Aurélie Pétrel, extrait de la série « Les Usagers », photographie numérique couleur © Aurélie Pétrel
Aurélie Pétrel, extrait de la série « Les Usagers », photographie numérique couleur © Aurélie Pétrel
Jean-Antoine Raveyre
1977 - Vit et travaille à saint-Étienne
Jean-Antoine Raveyre réalise de grandes photographies narratives, souvent métaphoriques, dans lesquelles les références historiques, picturales et littéraires abondent. De cette façon, il traite de l’ambiguïté que revêt l’image fixe par l’étude de la composition et la théâtralisation des modèles. L’artiste insère l’élément emblématique de la fenêtre comme un paradigme du cadre. Dans la fenêtre, cadre dans le cadre renvoyant à une autre réalité, le sujet apparaît flouté, à la fois en marge et en-dedans de toute histoire.
Le tableau est pour moi comme une fenêtre. C’est ainsi qu’en 1435 Alberti introduit son histoire de la peinture, laquelle se confond dans la photographie de Jean-Antoine Raveyre, reprenant l’élément emblématique de la fenêtre comme un paradigme du cadre.
Jacques Truphémus
1922 - Vit et travaille à Lyon et dans les Cévennes
Héritier des peintres de l’intime tels Bonnard ou Vuillard, il s’inscrit sereinement dans son temps par la transcription immatérielle des paysages rencontrés, dans une peinture de plus en plus épurée. son parcours pictural est jalonné, de 1951 aux années 2000, par les marines, les natures mortes, le Japon, les ateliers de Lyon et du Vigan, les portraits, les cafés et Lyon. Durant la période 1960-1980, ses toiles se caractérisent par des pâtes grasses et nacrées avec des étendues planes et des ciels immenses. Après un voyage au Japon en 1970, sa peinture évolue vers un allégement de la matière et une évanescence des formes. Truphémus pratique alors la fluidité des jus et le grattage.
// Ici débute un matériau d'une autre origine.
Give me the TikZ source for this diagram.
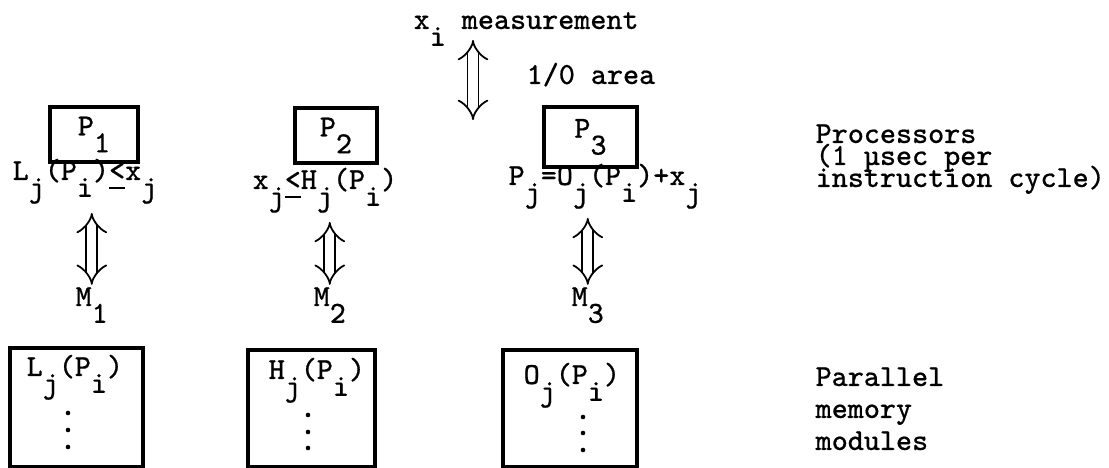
\documentclass[tikz,border=0pt]{standalone}
\usepackage{fontspec}
\setmonofont{Latin Modern Mono}[FakeBold=0.6]
\usetikzlibrary{arrows.meta}

\newcommand{\lowsub}[1]{\raisebox{-0.55em}{#1}}
\newcommand{\typedle}{\makebox[0pt][l]{\raisebox{-0.3em}{\rule{0.525em}{0.6pt}}}<}

\begin{document}
\begin{tikzpicture}[x=0.01cm, y=-0.01cm,
    every node/.style={inner sep=0pt, font=\ttfamily\fontsize{8.7}{10}\selectfont},
    typed/.style={anchor=base west},
    boxed/.style={draw, line width=0.9pt},
    dblarrow/.style={double, double distance=2.6pt, line width=0.5pt, {Implies}-{Implies}}]

    \useasboundingbox (0,0) rectangle (1109,468);

    % Measurement and I/O area
    \node[typed] (meas) at (413,29) {x\lowsub{i} measurement};
    \node[typed] (ioarea) at (526,84) {1/0 area};
    \coordinate (iotop) at (473,40);
    \coordinate (iobot) at (473,120);
    \draw[dblarrow] (iotop) -- (iobot);

    % Processors
    \node[boxed, minimum width=0.88cm, minimum height=0.55cm] (p1) at (94,134.5) {P\lowsub{1}};
    \node[boxed, minimum width=0.82cm, minimum height=0.55cm] (p2) at (336,135.5) {P\lowsub{2}};
    \node[boxed, minimum width=0.93cm, minimum height=0.60cm] (p3) at (590.5,137) {P\lowsub{3}};

    % What each processor computes
    \node[typed] (f1) at (12,180) {L\lowsub{j}(P\lowsub{i})\typedle x\lowsub{j}};
    \node[typed] (f2) at (252,189) {x\lowsub{j}\typedle H\lowsub{j}(P\lowsub{i})};
    \node[typed] (f3) at (508,185) {P\lowsub{j}=O\lowsub{j}(P\lowsub{i})+x\lowsub{j}};

    % Memory labels
    \node[typed] (m1) at (75,306) {M\lowsub{1}};
    \node[typed] (m2) at (313,306) {M\lowsub{2}};
    \node[typed] (m3) at (571,306) {M\lowsub{3}};

    % Processor to memory
    \draw[dblarrow, shorten <=2.4pt, shorten >=0.5pt] (f1.south -| m1.north) -- (m1.north);
    \draw[dblarrow, shorten <=2.4pt, shorten >=0.5pt] (f2.south -| m2.north) -- (m2.north);
    \draw[dblarrow, shorten <=2.4pt, shorten >=0.5pt] (f3.south -| m3.north) -- (m3.north);

    % Memory modules
    \node[boxed, minimum width=1.33cm, minimum height=1.19cm] (mem1) at (76.5,407.5) {};
    \node[typed] (mem1txt) at (26,376) {L\lowsub{j}(P\lowsub{i})};
    \foreach \yd in {413,430,447} \fill (68,\yd) circle (2.3);

    \node[boxed, minimum width=1.27cm, minimum height=1.17cm] (mem2) at (311.5,408.5) {};
    \node[typed] (mem2txt) at (268,379) {H\lowsub{j}(P\lowsub{i})};
    \foreach \yd in {415,432,448} \fill (308,\yd) circle (2.3);

    \node[boxed, minimum width=1.34cm, minimum height=1.17cm] (mem3) at (570,408.5) {};
    \node[typed] (mem3txt) at (523,384) {O\lowsub{j}(P\lowsub{i})};
    \foreach \yd in {417,433,450} \fill (583,\yd) circle (2.3);

    % Captions on the right
    \foreach \ln/\txt in {0/Processors, 1/(1 µsec per, 2/instruction cycle)}
        \node[typed] (proc\ln) at (815,{143+22*\ln}) {\txt};
    \foreach \ln/\txt in {0/Parallel, 1/memory, 2/modules}
        \node[typed] (mod\ln) at (815,{386+32*\ln}) {\txt};

\end{tikzpicture}
\end{document}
Dans les années 1980, il peint des personnages à contre-jour dans des intérieurs de cafés lyonnais où l’on aperçoit, au- delà des vitres, la ville enveloppée de camaïeux de gris. La vitre joue sa fonction d’écran entre l’intérieur et l’extérieur et permet de dédoubler les plans grâce à ses reflets. Aujourd’hui encore, le peintre tente de représenter le monde perceptible, en explorant le thème des fenêtres, véritable métaphore de la peinture.